A vertex-centric index is similar to a materialized view in Cassandra, or a local secondary index in Amazon DynamoDB. Essentially, when you create a vertex-centric index for an edge label, then edges with that label will be stored in an alternative format apart from their original format. See official documentation for an introduction to its usage.
You may notice that the usage of vertex-centric index sounds exactly the same as a sort key. Bingo! In fact, a vertex-centric index is implemented leveraging the sort key feature. Let’s say you have an edge label “follows” (without defining a sort key) and a corresponding vertex-centric index on property “time”. Then an edge will be stored twice in two formats:
// ordinary format
vertex id | label + direction | neighbor id | edge id | value
// vertex-centric index format
vertex id | label + direction | time | neighbor id | edge id | value
Now you can effectively push down all predicates we talked about earlier.
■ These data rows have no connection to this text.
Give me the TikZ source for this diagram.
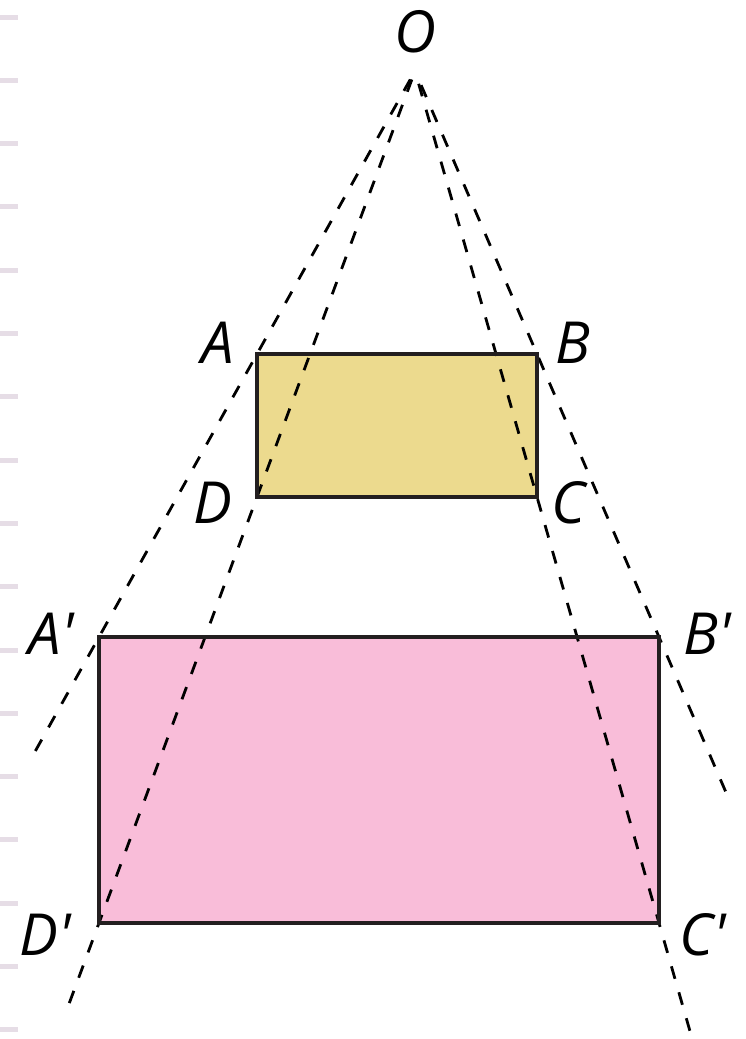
\documentclass[tikz,border=0pt]{standalone}
\usepackage{fontspec}
\newfontfamily\labfont{Open Sans}[Ligatures=TeXOff]
\usetikzlibrary{calc}
\definecolor{smallfill}{HTML}{ECDA8E}
\definecolor{bigfill}{HTML}{F9BDD9}
\definecolor{edge}{HTML}{231F20}
\definecolor{tickc}{HTML}{E6DDE6}
\tikzset{
  lab/.style={anchor=base, inner sep=0pt, font=\labfont\itshape\fontsize{29}{29}\selectfont},
  ray/.style={draw=black, line width=1.4pt, dash pattern=on 6.5pt off 7pt},
  rectedge/.style={draw=edge, line width=2pt, line join=miter},
  margintick/.style={draw=tickc, line width=2.5pt}
}
\begin{document}
\begin{tikzpicture}[x=0.5pt,y=-0.5pt]
\useasboundingbox (0,0) rectangle (745,1039);
% margin ticks
\foreach \k in {0,...,16}{
  \draw[margintick] (0,{17+63.3*\k}) -- (18,{17+63.3*\k});
}
% points
\coordinate (O) at (415,71);
\coordinate (A) at (257,354);
\coordinate (B) at (537,354);
\coordinate (C) at (537,497);
\coordinate (D) at (257,497);
\coordinate (A2) at (99,637);
\coordinate (B2) at (659,637);
\coordinate (C2) at (659,923);
\coordinate (D2) at (99,923);
% fills
\fill[smallfill] (A) rectangle (C);
\fill[bigfill] (A2) rectangle (C2);
% rays
\coordinate (rA) at ($(O)!2.44!(A)$);
\coordinate (rD) at ($(O)!2.216!(D)$);
\coordinate (rB) at ($(O)!2.59!(B)$);
\coordinate (rC) at ($(O)!2.27!(C)$);
\draw[ray] ($(O)!0.03!(A)$) -- (rA);
\draw[ray] ($(O)!0.02!(D)$) -- (rD);
\draw[ray] ($(O)!0.05!(B)$) -- (rB);
\draw[ray] ($(O)!0.03!(C)$) -- (rC);
% borders
\draw[rectedge] (A) -- (B) -- (C) -- (D) -- cycle;
\draw[rectedge] (A2) -- (B2) -- (C2) -- (D2) -- cycle;
% labels
\node[lab] (lO) at (415,52) {O};
\node[lab] (lA) at (218,363) {A};
\node[lab] (lB) at (573,363) {B};
\node[lab] (lD) at (213,523) {D};
\node[lab] (lC) at (569,523) {C};
\node[lab] (lA2) at (51,654) {A'};
\node[lab] (lB2) at (707,654) {B'};
\node[lab] (lD2) at (45,955) {D'};
\node[lab] (lC2) at (703,955) {C'};
\end{tikzpicture}
\end{document}
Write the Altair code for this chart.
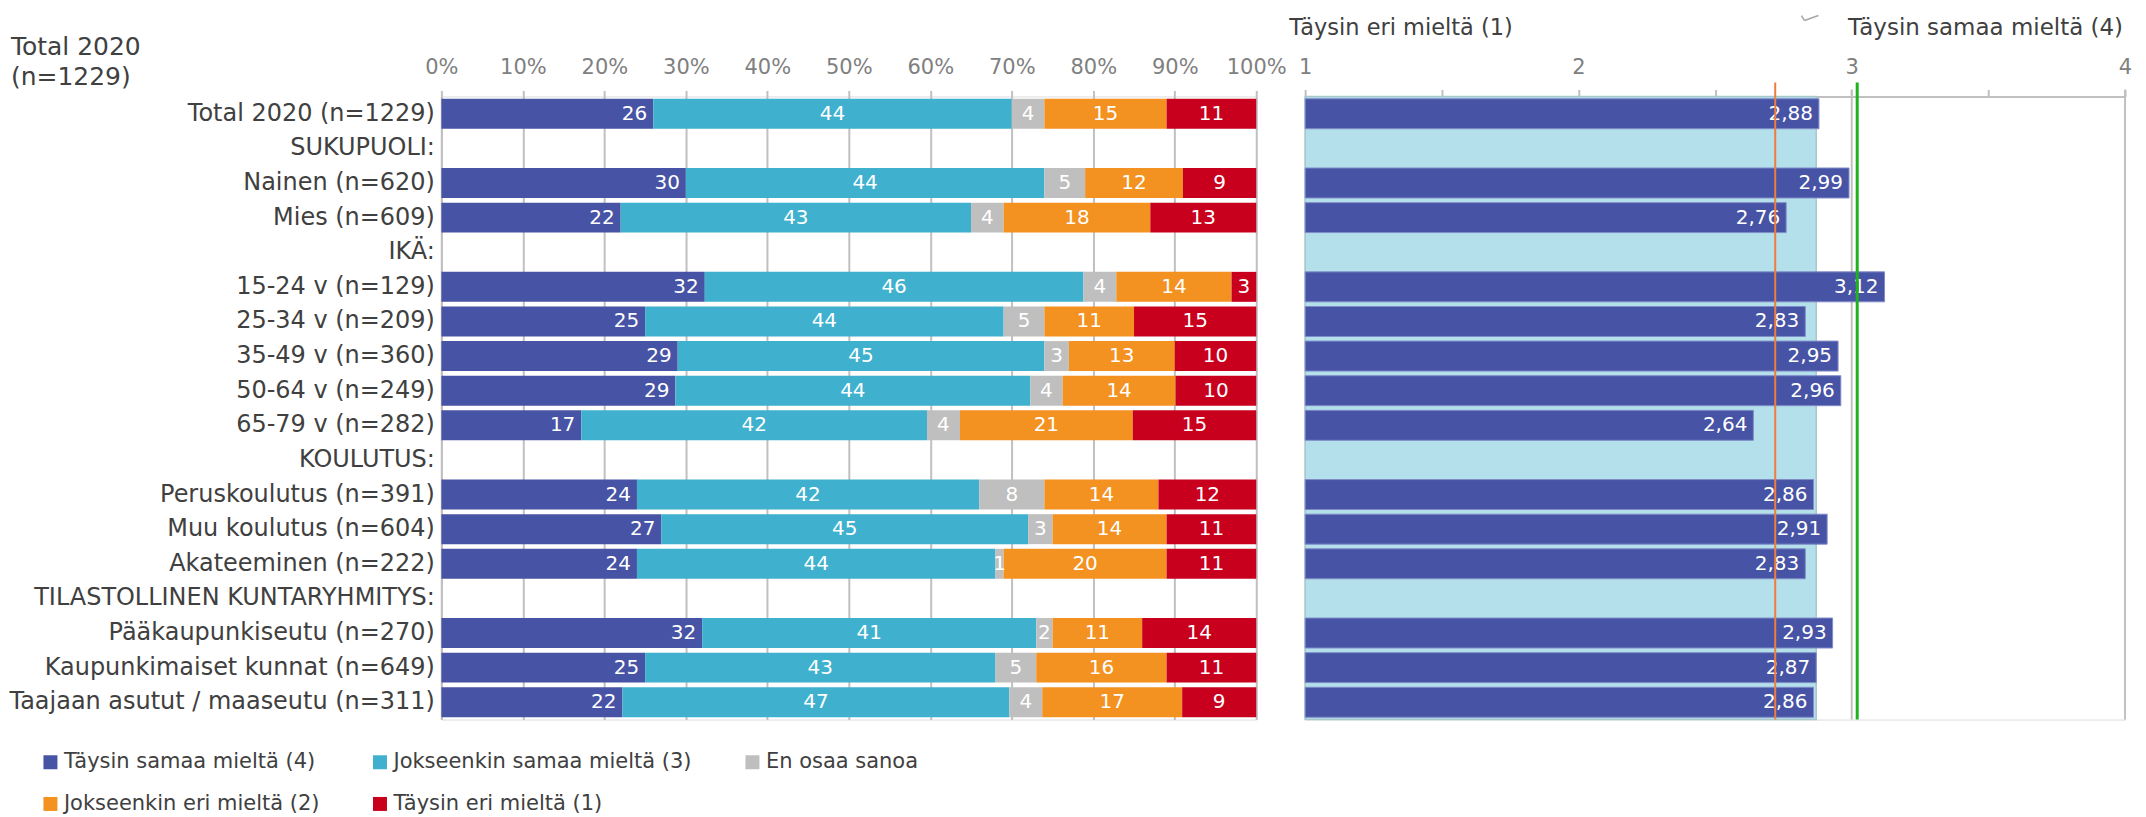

JanusGraph will figure out whether it should load the ordinary edge or the vertex-centric index.
Despite its benefits, vertex-centric index comes with additional cost. If you have one vertex-centric index defined for each edge label, then your total edge storage overhead will double. Of course, the write performance is also impacted, which generally holds for all index types.
This is so far the longest post in the JanusGraph Deep Dive series. We covered the internals of edge storage and how JanusGraph pushes down predicates to optimize your queries. Hopefully, understanding internals can help you make your data modeling and queries more optimal. Remember, a rule of thumb to tune your performance is to check the profiling result to inspect the underlying backend query and also the latency of your query.